How a rangatahi in youth justice turned a page

Published: March 7, 2024

"To say we are proud is an understatement and even more so we are super proud of the kaimahi who supported them".

Te Puna Wai
Te Puna Wai ō Tuhinapo is one of Oranga Tamariki Youth Justice Residences in Ōtautahi.

VJ Lavender, Residence Manager of Te Puna Wai ō Tuhinapo, in Ōtautahi Christchurch says kaimahi, partners and the community do all they can to support young people in their rehabilitation and ensure positive outcomes are achieved. 

Young people have access to personal and professional development

VJ shared the story of how a young person was able to turn their life around through the sites rehabilitation programme and their willingness to change. Youth Justice residences provide a safe, secure and supportive environment where rangatahi can get their lives back on track and improve their prospects for the future.

The environment allowed the young person to reflect on their actions and behaviour and realise their mistakes and turn it around and focus on forging a positive future for themselves. 
VJ says the young person was very active and engaged in the rehabilitation and development programmes offered at Te Puna Wai, including cooking, getting involved in the agriculture programme and given the opportunity to learn new skills in fencing, using tools and animal care and to gain a sense of accomplishment and pride in their work.  

Te Puna Wai, with the support of providers, offers a driving school programme once a week and provides individualised driving lessons in a simulator with an experienced NZTA qualified instructor. Young people can then practice the skills needed to attain their Drivers Licences.

VJ said “all of the kaimahi at Te Puna Wai had noticed a change in the young person over the past months and had matured and grown up”.  

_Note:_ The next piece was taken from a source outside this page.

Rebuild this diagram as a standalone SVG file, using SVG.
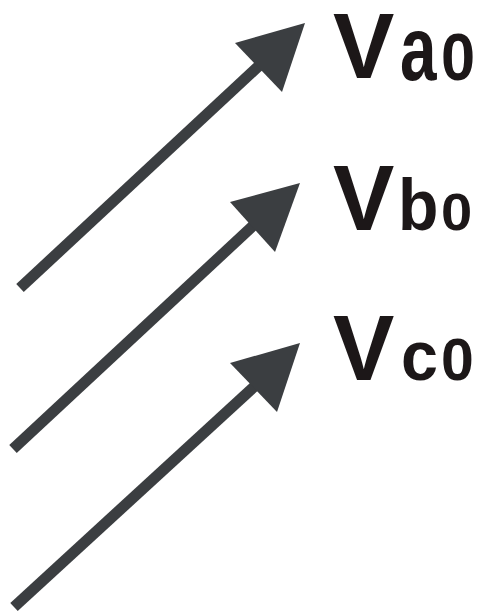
<svg xmlns="http://www.w3.org/2000/svg" width="481" height="616" viewBox="0 0 481 616">
<style>
.shaft{stroke:#3b3e41;stroke-width:11;stroke-linecap:butt;fill:none}
.head{fill:#3b3e41}
.lbl{font-family:"Liberation Sans",Arial,sans-serif;font-weight:bold;fill:#1c1718}
</style>
<rect width="481" height="616" fill="#ffffff"/>
<g id="connectors">
<line class="shaft" x1="20" y1="288" x2="262" y2="63"/>
<polygon class="head" points="305,23 235,43 282,92"/>
<line class="shaft" x1="13" y1="449" x2="256" y2="223"/>
<polygon class="head" points="300,183 230,202 275,252"/>
<line class="shaft" x1="14" y1="607" x2="257" y2="384"/>
<polygon class="head" points="300,343 230,363 277,412"/>
</g>
<g id="label-va0">
<text class="lbl" x="333" y="78" font-size="92">V</text>
<text class="lbl" font-size="90" transform="translate(400,80) scale(0.73,1)">a</text>
<text class="lbl" font-size="66" transform="translate(441,80) scale(0.93,1)">0</text>
</g>
<g id="label-vb0">
<text class="lbl" x="333" y="230" font-size="92">V</text>
<text class="lbl" font-size="72" transform="translate(398,230) scale(0.92,1)">b</text>
<text class="lbl" font-size="51" transform="translate(441,230) scale(1.1,1)">0</text>
</g>
<g id="label-vc0">
<text class="lbl" x="333" y="380" font-size="92">V</text>
<text class="lbl" font-size="70" transform="translate(401,380) scale(0.95,1)">c</text>
<text class="lbl" font-size="59" transform="translate(441,380) scale(1,1)">0</text>
</g>
</svg>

Turning point for young person

An Oranga Tamariki case worker and employment coordinator worked alongside the young person in preparation for their next steps. Due to the young person’s offending, the Court would determine the way forward.  
VJ says ‘when probation wrote the sentencing report for the Court they recommended imprisonment for the young person‘.  
The young person’s employment coordinator and case manager worked with a case manager from Ministry of Social Development (MSD) provided a report for the court. It included the rehabilitation work and progress the young person had made during their time at Te Puna Wai. In response to the reports, the probation officer amended their recommendation to allow the young person to continue their rehabilitation and progress on home detention. 
VJ said, “I spoke to the young person later that night after Court and they said the Judge commented on the mahi they had been doing”. 

“To say we are proud is an understatement”

Before the young person was discharged from Te Puna Wai, the young person’s employment coordinator and the case manager had secured them an interview at a local business making fence posts and other building equipment.   
VJ says “we found out not long ago that they attended the interview and has been offered a job there. 

To say we are proud is an understatement and even more so we are super proud of the kaimahi here who supported the young person. Especially the employment coordinator and case manager who went the extra mile and went into bat for him to ensure the young person has the best chance of success”.